The Health and Human Services Subcommittee heard the Department of Legislative Services’ review of the Prevention and Health Promotion Administration’s (P/HPA) fiscal 2026 allowance and probed multiple programmatic and funding issues including a DLS recommendation to reduce general-fund support for tobacco cessation programs by $5.7 million.
Naomi Camaro, budget analyst, Department of Legislative Services, told the subcommittee the fiscal 2026 budget for the Prevention and Health Promotion Administration increases by $7,000,000 to $531,500,000. Camaro walked members through performance measures for tobacco use (adult, high school and middle school measures), new measures for unintentional exposure to cannabis and changes tied to federal grants and internal realignment.
Camaro said DLS asked the Administration to explain tobacco-usage trends among youth and adult groups and to consider updating goals because adult cigarette-use goals have been met for several years. She also described the Administration’s use of cigarette restitution fund (CRF) monies for tobacco cessation and noted a 2021 statutory minimum of $18,250,000 for those programs; the fiscal 2026 allowance includes $24,000,000 for cessation programs and DLS recommended reducing that line by $5,700,000 to meet the mandated level.
The DLS presentation covered other items: a new epidemiology and laboratory capacity (ELC) grant that increases certain federal stimulus-driven funding (Camaro said an increase of about $61.3 million from an extended ELC grant), expirations of other stimulus funds (Camaro cited reductions of $26.2 million), transfer of harm reduction services to the Behavioral Health Administration (a reduction of about $17.5 million in P/HPA), and personnel changes (the fiscal 2026 allowance includes 569.34 regular positions and shows a 12-position reduction tied to program transfers). Camaro said P/HPA’s vacancy rate was 18.68% as of Dec. 31, 2024 and DLS asked the Administration to explain recruitment plans and impacts of vacancies.

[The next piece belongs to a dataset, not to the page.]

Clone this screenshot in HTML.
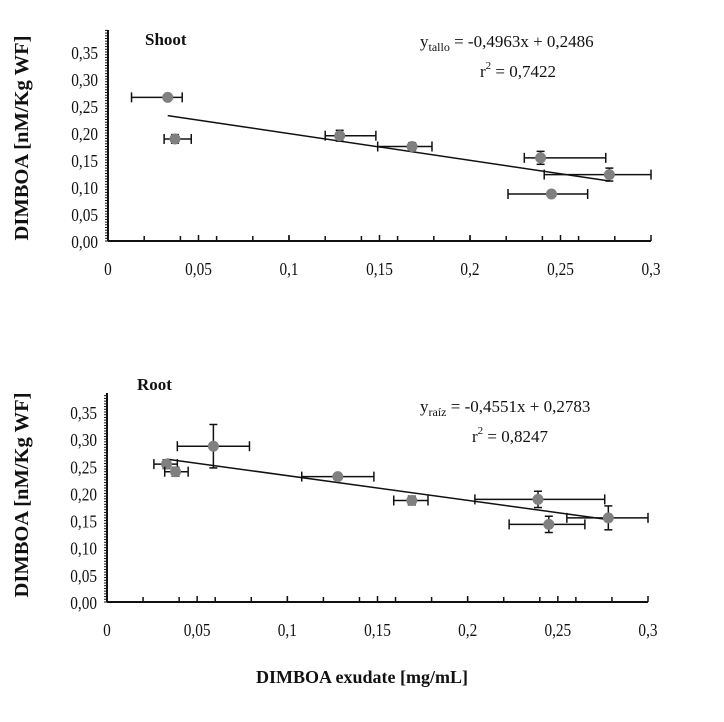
<!DOCTYPE html>
<html><head><meta charset="utf-8"><style>
body{margin:0;background:#fff;}
svg text{font-family:"Liberation Serif",serif;fill:#111;}
</style></head><body>
<svg id="c" width="724" height="717" xmlns="http://www.w3.org/2000/svg"></svg>
<script>
const xTicks=[0,0.05,0.1,0.15,0.2,0.25,0.3];
const xTickLabels=["0","0,05","0,1","0,15","0,2","0,25","0,3"];
const yTicks=[0,0.05,0.1,0.15,0.2,0.25,0.3,0.35];
const yTickLabels=["0,00","0,05","0,10","0,15","0,20","0,25","0,30","0,35"];
const shootX=[0.033,0.037,0.128,0.168,0.239,0.245,0.277];
const shootY=[0.266,0.189,0.195,0.175,0.154,0.087,0.123];
const shootXLo=[0.013,0.031,0.120,0.149,0.230,0.221,0.241];
const shootXHi=[0.041,0.046,0.148,0.179,0.275,0.265,0.300];
const shootYErr=[0.005,0.008,0.010,0.007,0.012,0.004,0.012];
const shootFit=[-0.4963,0.2486];
const rootX=[0.033,0.038,0.059,0.128,0.169,0.239,0.245,0.278];
const rootY=[0.254,0.240,0.287,0.231,0.187,0.189,0.143,0.155];
const rootXLo=[0.026,0.032,0.039,0.108,0.159,0.204,0.223,0.255];
const rootXHi=[0.039,0.045,0.079,0.148,0.178,0.276,0.265,0.300];
const rootYErr=[0.008,0.008,0.040,0.005,0.008,0.015,0.015,0.022];
const rootFit=[-0.4551,0.2783];

const NS="http://www.w3.org/2000/svg";
const svg=document.getElementById('c');
function mk(tag,attrs,parent){const e=document.createElementNS(NS,tag);for(const k in attrs)e.setAttribute(k,attrs[k]);(parent||svg).appendChild(e);return e;}

function panel(cfg){
  const g=mk('g',{});
  
  
  const sx=v=>cfg.x0+(v/0.3)*(cfg.x1-cfg.x0);
  const sy=v=>cfg.y0-(v/0.35)*(cfg.y0-cfg.y35);
  const ya=mk('line',{x1:cfg.x0,y1:cfg.y0,x2:cfg.x0,y2:cfg.ytop,stroke:'#111','stroke-width':2},g);
  
  
  const xa=mk('line',{x1:cfg.x0,y1:cfg.y0,x2:cfg.x1,y2:cfg.y0,stroke:'#111','stroke-width':2},g);
  
  
  for(let v=0;sy(v)>=cfg.ytop;v+=0.005){mk('line',{x1:cfg.x0-3,x2:cfg.x0,y1:sy(v),y2:sy(v),stroke:'#111','stroke-width':1},g);}
  for(let v=0.02;v<0.3;v+=0.02){mk('line',{x1:sx(v),x2:sx(v),y1:cfg.y0,y2:cfg.y0-5,stroke:'#111','stroke-width':1.5},g);}
  for(let v=0.05;v<=0.3001;v+=0.05){mk('line',{x1:sx(v),x2:sx(v),y1:cfg.y0,y2:cfg.y0-6,stroke:'#111','stroke-width':1.5},g);}
  xTicks.forEach((v,i)=>{const t=mk('text',{x:sx(v),y:cfg.y0+34,'text-anchor':'middle','font-size':18,transform:`translate(${sx(v)*0.15},0) scale(0.85,1)`},g);t.textContent=xTickLabels[i];
    
    });
  yTicks.forEach((v,i)=>{const xx=cfg.x0-10;const t=mk('text',{x:xx,y:sy(v)+7,'text-anchor':'end','font-size':18,transform:`translate(${xx*0.15},0) scale(0.85,1)`},g);t.textContent=yTickLabels[i];
    
    });
  const yt=mk('text',{x:0,y:0,transform:`translate(28,${cfg.ytitleY}) rotate(-90)`,'text-anchor':'middle','font-size':20,'font-weight':'bold',textLength:205,lengthAdjust:'spacingAndGlyphs'},g);
  yt.textContent='DIMBOA  [nM/Kg WF]';
  
  
  const xs=cfg.X, ys=cfg.Y;
  const xmin=Math.min(...xs), xmax=Math.max(...xs);
  const fl=mk('line',{x1:sx(xmin),y1:sy(cfg.fit[0]*xmin+cfg.fit[1]),x2:sx(xmax),y2:sy(cfg.fit[0]*xmax+cfg.fit[1]),stroke:'#111','stroke-width':1.5},g);
  
  
  xs.forEach((x,i)=>{
    const eg=mk('g',{stroke:'#111','stroke-width':1.5},g);
    
    
    const y=ys[i];
    mk('line',{x1:sx(cfg.xlo[i]),x2:sx(cfg.xhi[i]),y1:sy(y),y2:sy(y)},eg);
    mk('line',{x1:sx(cfg.xlo[i]),x2:sx(cfg.xlo[i]),y1:sy(y)-5,y2:sy(y)+5},eg);
    mk('line',{x1:sx(cfg.xhi[i]),x2:sx(cfg.xhi[i]),y1:sy(y)-5,y2:sy(y)+5},eg);
    mk('line',{x1:sx(x),x2:sx(x),y1:sy(y-cfg.ye[i]),y2:sy(y+cfg.ye[i])},eg);
    mk('line',{x1:sx(x)-4,x2:sx(x)+4,y1:sy(y-cfg.ye[i]),y2:sy(y-cfg.ye[i])},eg);
    mk('line',{x1:sx(x)-4,x2:sx(x)+4,y1:sy(y+cfg.ye[i]),y2:sy(y+cfg.ye[i])},eg);
    const p=mk('circle',{cx:sx(x),cy:sy(y),r:5.5,fill:'#808080'},g);
    
    
  });
  const tt=mk('text',{x:cfg.titleX,y:cfg.titleY,'font-size':17,'font-weight':'bold'},g);
  tt.textContent=cfg.title;
  
  
  const eq=mk('text',{x:cfg.eqX,y:cfg.eqY,'font-size':17},g);
  eq.innerHTML=cfg.eqHtml;
  
  
  const r2=mk('text',{x:cfg.r2X,y:cfg.eqY+30,'font-size':17},g);
  r2.innerHTML='r<tspan dy="-8" font-size="11">2</tspan><tspan dy="8"> = '+cfg.r2+'</tspan>';
  
  
}
panel({name:'shoot',x0:108,x1:651,y0:241,y35:52,ytop:30,ytitleY:138,X:shootX,Y:shootY,xlo:shootXLo,xhi:shootXHi,ye:shootYErr,fit:shootFit,
  title:'Shoot',titleX:145,titleY:45,eqX:420,eqY:47,r2X:480,r2:'0,7422',
  eqHtml:'y<tspan dy="4" font-size="12">tallo</tspan><tspan dy="-4"> = -0,4963x + 0,2486</tspan>'});
panel({name:'root',x0:107,x1:648,y0:602,y35:412,ytop:393,ytitleY:495,X:rootX,Y:rootY,xlo:rootXLo,xhi:rootXHi,ye:rootYErr,fit:rootFit,
  title:'Root',titleX:137,titleY:390,eqX:420,eqY:412,r2X:472,r2:'0,8247',
  eqHtml:'y<tspan dy="4" font-size="12">raíz</tspan><tspan dy="-4"> = -0,4551x + 0,2783</tspan>'});
const xt=mk('text',{x:362,y:683,'text-anchor':'middle','font-size':18,'font-weight':'bold'});
xt.textContent='DIMBOA exudate [mg/mL]';


</script>
</body></html>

In response, Laura Herrera Scott, Secretary of Health, and Dr. Nilesh Kalyanaraman, Deputy Secretary for Public Health, joined the subcommittee. The administration disputed DLS’s recommended cut to tobacco cessation funding. Dr. Kalyanaraman said, “We’re concerned that this $5,700,000 reduction will greatly compromise our ability to continue. The successes we’ve had ... come through persistent effort and investment.” The Department said the funds support local health departments’ enforcement, cancer screening and tobacco cessation and that the Department disagrees with the reduction recommendation.
Camaro also summarized questions DLS had submitted on MATAP pharmaceutical-rebate revenue (used for HIV/AIDS services) and on the pediatric cancer research fund. The pediatric fund currently holds $5,000,000 appropriated in fiscal 2023; Camaro said MDH reported seven of 12 commission members had been appointed as of January 2025 but no spending was included in FY26 because the commission must set grant criteria and oversight guidelines before awards.
DLS recommended reducing $5.7 million in general funds for tobacco cessation in its fiscal 2026 recommendation; the Administration objected and said the reduction would harm sustained prevention gains. DLS also recommended releasing $100,000 in restricted funds for the prenatal and infant care grant program once reporting requirements were met.
Why it matters: The Administration’s public health programs cover a wide range of preventive services — tobacco cessation, infectious disease, maternal and child health, cancer and chronic disease prevention — and funding changes can materially affect local health departments, screening programs and prevention efforts across the state. The subcommittee asked for follow-up on performance metrics, vacancy impacts and the status of the pediatric cancer commission.